Saleh also said on Monday that Saudi Arabia had been targeting Yemen’s sovereignty and independence with the military campaign, the Lebanon-based Al Mayadeen TV channel reported.
He also emphasized that the Yemeni nation would not surrender or accept any parties’ dictates.
Saleh and the Houthis have been in alliance almost since the Saudi-led war began on their country in March 2015. The war was launched in an attempt to eliminate the Houthis and reinstall Saleh’s Riyadh-friendly successor, Abd Rabbuh Mansur Hadi, who resigned from office.

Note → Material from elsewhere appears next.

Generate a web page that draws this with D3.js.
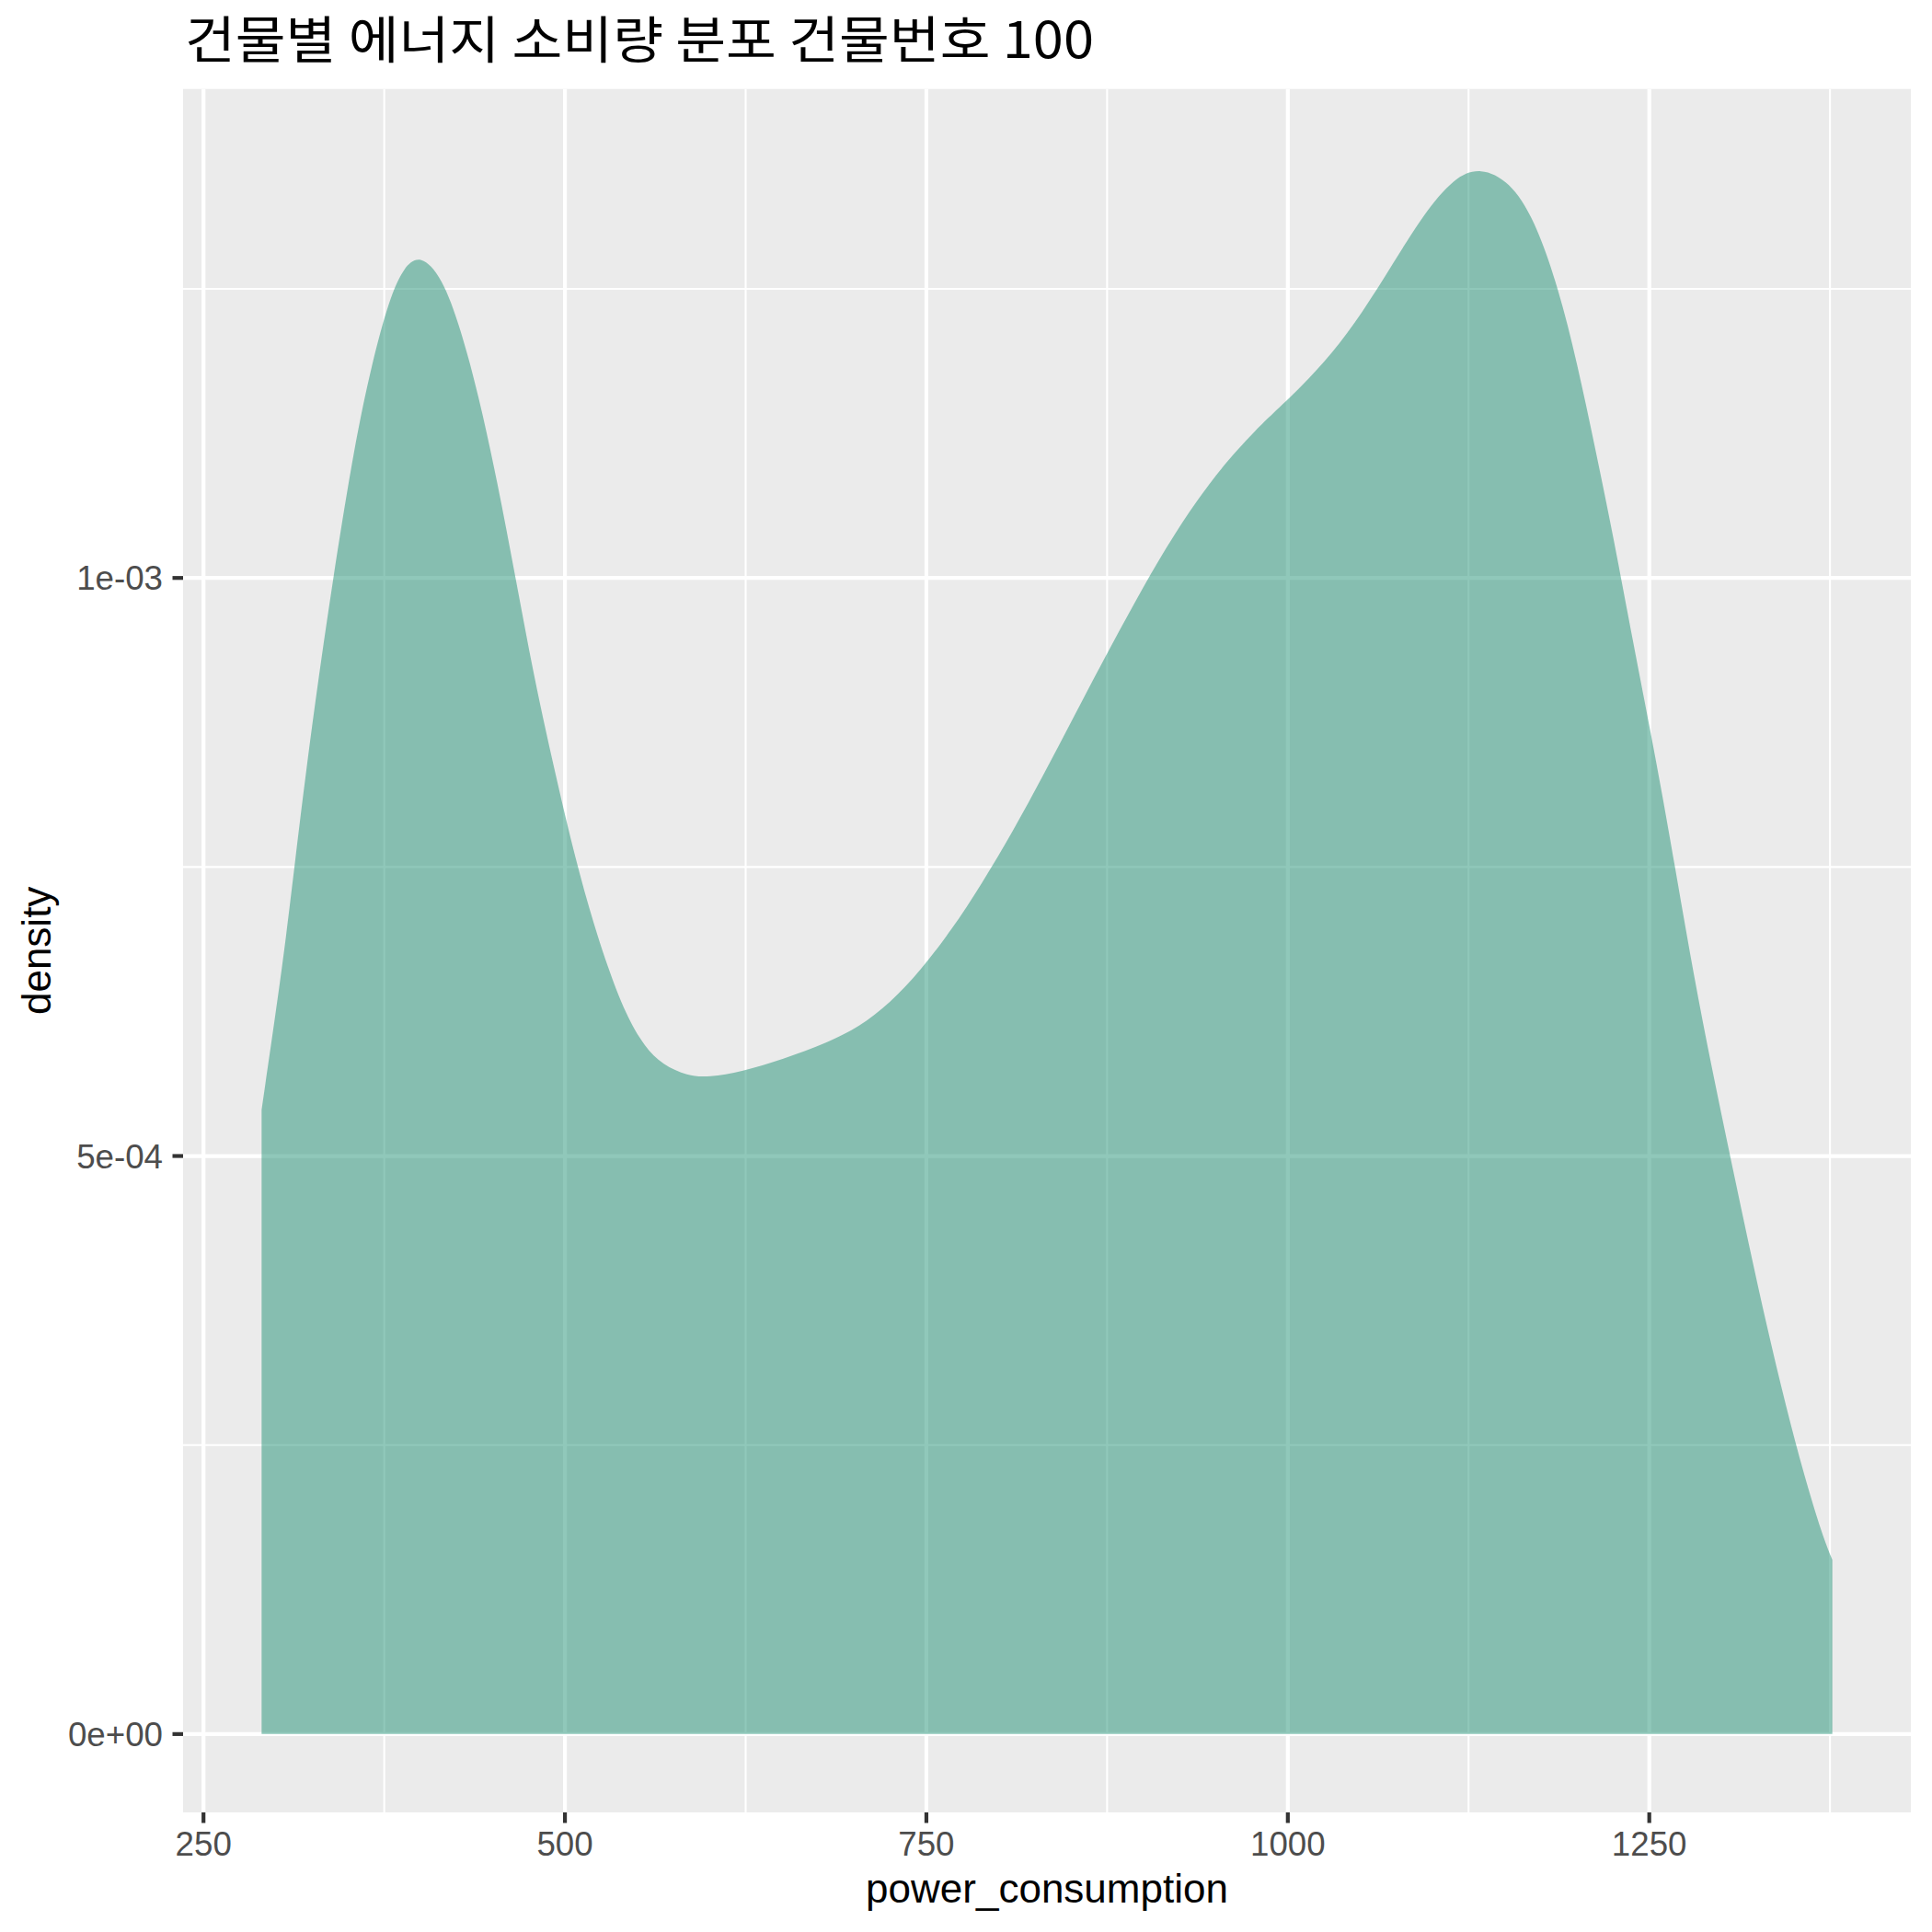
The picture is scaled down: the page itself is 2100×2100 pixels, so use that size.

The Houthi Ansarullah fighters, allied Yemeni army factions, and forces loyal to Saleh have been jointly fighting back the Saudi-led invaders. And Saudi Arabia has attained neither of its objectives despite spending billions of dollars on the war and enlisting the cooperation of dozens of its vassal states as well as some Western countries.
The Saudi-led war, which has been accompanied by a naval and aerial blockade on Yemen, has so far killed over 12,000 people in the impoverished state, left 70 percent of the country’s 27 million population in desperate need of humanitarian aid, and caused the worst cholera outbreak in the world.